My only opinion on Anton is this: BJM makes good music, but for people to drool over him, and say he is a musical genius, or one of the best musicians ever is foolish. Sure, maybe he had a hand in starting the whole 60s revival that is so fully in swing now in all its hipster glory, but the fact remains his music is completely derivative of the 1960s and 1970s. Yes, Bob Dylan was building on what musicians like Woody Guthrie and Robert Johnson had done before, but he made something new out of it, and fashioned it into a way to 'fight the system', or at least wake people up to TRY and fight it. Anton doesn't come with a message other than "I AM ABSOLUTELY CRAZY". I don't care if he plays 80 instruments, I don't care if he puts out three albums in 1996, I don't care how many recording sessions in various places across the world he does- nothing changes the fact that he acts like a spoiled brat who didn't get what he wanted, and throws tantrums, or belittles those around him. I am a musician- when somebody fools up on stage, you don't stop and freak out or hit somebody, you just keep playing because most times NOBODY notices. Yet Anton claims he is a musician, and trashes a show just because someone didn't hit the right chord. All the while everyone around him simply puts up with it, and claims he can't get a deal because "he won't conform". I'm sorry, but beating up your band or throwing a 12-year old girl tantrum on stage because of something so minor is not non-conformism.. it's simply a boy who has never grown into a man. Finally, what I find hilarious is that Anton continually wonders how he stacks up against The Dandy Warhols (even though he makes it clear he thinks they and Courtney are a joke compared to his band), and even at shows he claims they'll get "the biggest record deal of all time", yet he says it's not about being for sale (like he says the Beatles were).
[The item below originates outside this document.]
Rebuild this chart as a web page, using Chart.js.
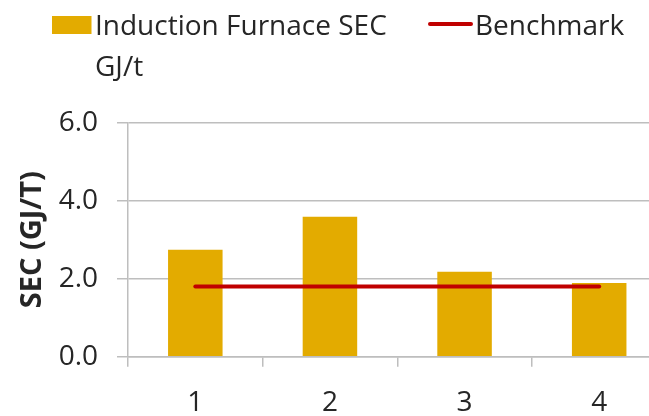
<!DOCTYPE html>
<html>
<head>
<meta charset="utf-8">
<script src="https://cdn.jsdelivr.net/npm/chart.js@4/dist/chart.umd.min.js"></script>
<style>
    html, body { margin: 0; padding: 0; background: #fff; overflow: hidden; }
    #wrap { width: 680px; height: 416px; position: relative; }
</style>
</head>
<body>
<div id="wrap"><canvas id="secChart"></canvas></div>
<script>
// Chart data
const categories = ['1', '2', '3', '4'];
const secValues = [2.74, 3.59, 2.18, 1.89];
const benchmarkValues = [1.8, 1.8, 1.8, 1.8];
const secLabel = ['Induction Furnace SEC', 'GJ/t'];
const benchmarkLabel = 'Benchmark';
const yTicks = [0, 2, 4, 6];
const yTitle = 'SEC (GJ/T)';

const barColor = '#E3AB00';
const lineColor = '#C00000';
const gridColor = '#BEBEBE';
const textColor = '#262626';
const fontFamily = '"Open Sans", "Noto Sans", sans-serif';

// Legend drawn on top, with the wrapped first label
const topLegend = {
    id: 'topLegend',
    afterDraw(chart) {
        const ctx = chart.ctx;
        const sets = chart.data.datasets;
        ctx.save();
        ctx.font = `28px ${fontFamily}`;
        ctx.textBaseline = 'alphabetic';

        // bar entry
        ctx.fillStyle = sets[0].backgroundColor;
        ctx.fillRect(52, 16, 39.5, 18);
        ctx.fillStyle = textColor;
        const lines = Array.isArray(sets[0].label) ? sets[0].label : [sets[0].label];
        lines.forEach((line, i) => ctx.fillText(line, 95, 35 + i * 41));

        // line entry
        ctx.strokeStyle = sets[1].borderColor;
        ctx.lineWidth = 4;
        ctx.lineCap = 'round';
        ctx.beginPath();
        ctx.moveTo(430, 24);
        ctx.lineTo(471, 24);
        ctx.stroke();
        ctx.fillText(sets[1].label, 475, 35);
        ctx.restore();
    }
};

new Chart(document.getElementById('secChart'), {
    type: 'bar',
    data: {
        labels: categories,
        datasets: [
            {
                label: secLabel,
                data: secValues,
                backgroundColor: barColor,
                barPercentage: 0.405,
                categoryPercentage: 1,
                order: 2,
            },
            {
                type: 'line',
                label: benchmarkLabel,
                data: benchmarkValues,
                borderColor: lineColor,
                backgroundColor: lineColor,
                borderWidth: 4,
                borderCapStyle: 'round',
                pointRadius: 0,
                fill: false,
                order: 1,
            },
        ],
    },
    options: {
        responsive: true,
        maintainAspectRatio: false,
        animation: false,
        layout: { padding: { top: 122.7, right: 13.5, bottom: 0, left: 0 } },
        plugins: {
            legend: { display: false },
            tooltip: { enabled: false },
        },
        scales: {
            x: {
                grid: { drawOnChartArea: false, drawTicks: true, tickLength: 10, color: gridColor, lineWidth: 1.5 },
                border: { color: gridColor, width: 1.5 },
                ticks: { color: textColor, font: { family: fontFamily, size: 28 }, padding: 20, maxRotation: 0 },
                afterFit(scale) { scale.height = 59.3; },
            },
            y: {
                min: 0,
                max: 6,
                afterBuildTicks(scale) { scale.ticks = yTicks.map(v => ({ value: v })); },
                grid: { color: gridColor, lineWidth: 1.5, tickLength: 11 },
                border: { color: gridColor, width: 1.5 },
                ticks: {
                    color: textColor,
                    font: { family: fontFamily, size: 28 },
                    padding: 19,
                    callback: v => v.toFixed(1),
                },
                title: {
                    display: true,
                    text: yTitle,
                    color: textColor,
                    font: { family: fontFamily, size: 29, weight: 'bold' },
                    padding: { top: 15, bottom: 0 },
                },
                afterFit(scale) { scale.width = 128; },
            },
        },
    },
    plugins: [topLegend],
});
</script>
</body>
</html>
Then later on he invokes The White Stripes' name, basically laying claim to how he paved the way for them to come on the scene, which I found to be in highly poor taste; he slams new bands for not telling people who influenced them, and yet through the entire documentary I never once hear him talk positively about an influence of his from the 1960s (a decade he so shamelessly riffs on and copies).
All in all, I give this documentary a 6 out of 10. It's fairly well made, but even though I have a lot of opinions on Anton, I feel there was a heavy degree of negative tone when showing the BJM on screen; I can't imagine there weren't at least SOME good times for the band to enjoy. I also find having Courtney Taylor do the voice-over narration for this documentary was a little strange, and it sort of put things in an immediate perspective of "Okay- we're going to see more of the plight on The Dandy Warhols side", which kicks things off assuming most of the drama will come from Anton and the BJM (which of course it did, but that isn't the point). The best thing about this documentary is how it portrays the bands; we can clearly see The Dandy Warhols changed themselves a little from where they started, and this is possibly why they've received more mainstream attention, as opposed to BJM. Although I don't agree with the conformity stance many have on Anton, the BJM definitely hasn't tailored themselves towards being marketable, as even the rest of the band seems perfectly happy with letting their 'leader' terrorize them for the chance at enjoying some moderate level of success; this is probably why they will never reach the mainstream in the way Courtney did with his band. I recommend watching this film, and I dare you to still like Anton at the end. I have never disliked somebody more while watching a documentary, and I have watched a ton of them on serial killers, so.. you be the judge.